Ask Astrid Smeplass her earliest memory involving music and she’ll say “ABBA”. The singer-songwriter was just a toddler when she’d be sat in the back of her parents’ car, listening to hits like Dancing Queen, Mamma Mia and Take A Chance On Me, as the family took road trips around their native Norway. Eighteen-or-so years later, and she’s just as obsessed with the iconic ’70s four-piece, crediting them, fellow Scandinavian Robyn, and also John Mayer for inspiring her own brand of electro pop.
The singer’s break came age 16, when she applied for Idol – Jakten på en superstjerne (the Norwegian iteration of Pop Idol). Despite ripping her red leather jeans during a live airing of the show, she eventually placed fifth. “That was very embarrassing,” Astrid remembers of the trouser incident. “Luckily a girl in the audience had a big white poster I could wrap around my hips!” The show gave her a crash course in handling high-pressure situations and taught her “music was what [she] wanted to do for the rest of [her] life”, and it’s also where she met her manager Halvor Marstrander, founder of Interstellar Mangement (she’s also managed by Steve Bursky and Drew Simmons at Foundations Artist Management).
Marstrander sent a couple of demos to Bjørn Rogstad, A&R director at Universal Music Norway, who “liked what he heard” and offered the singer a record deal.
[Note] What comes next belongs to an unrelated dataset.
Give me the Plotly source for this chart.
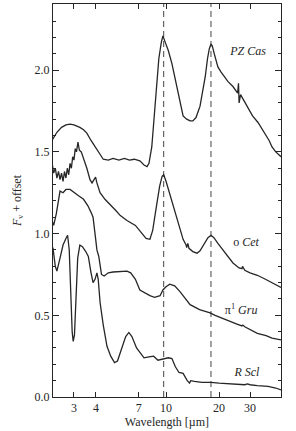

Astrid says she has found downsides to being a fully-fledged recording artist, like “feeling like you’re losing control over yourself”. “The fact you’re a brand and people are making money on your face, voice and name is, at times, a little terrifying,” she admits. “And you can’t be too naïve... But I have great people around me, which has been important.”
On the whole, though, Astrid S is literally living her childhood dreams. She’s put out two EPs (2016’s eponymous effort, and 2017’s Party’s Over), guested on songs for the likes of Katy Perry and Shawn Mendes, picked up the 2015 MTV Europe Music Award for Best Norwegian Act, and achieved a No. 3 chart placing with her latest single Such A Boy in Norway. “That song is about how girls and boys are told to ‘not be such a girl’ in a verynegatively-loaded way, which is not okay!” the singer explains. “Girls are always portrayed in movies, books and songs – Justin Bieber’s What Do You Mean? is a good example – like we’re dramatic, indecisive, and emotional, but boys are just as bad! So I wanted to turn the ‘don’t be such a girl’ saying upside down.”
It’s a track you’ll be able to hear when Astrid plays her second-ever London show at London’s Heaven in October, before heading into the studio next year to start work on a debut full-length. An album she hopes will help her achieve her one musical ambition... “I’d like to make timeless music that someone in an interview in 2040 will mention,” she smiles. “Like how I’m talking about ABBA now, and still listen to their music – that would be something."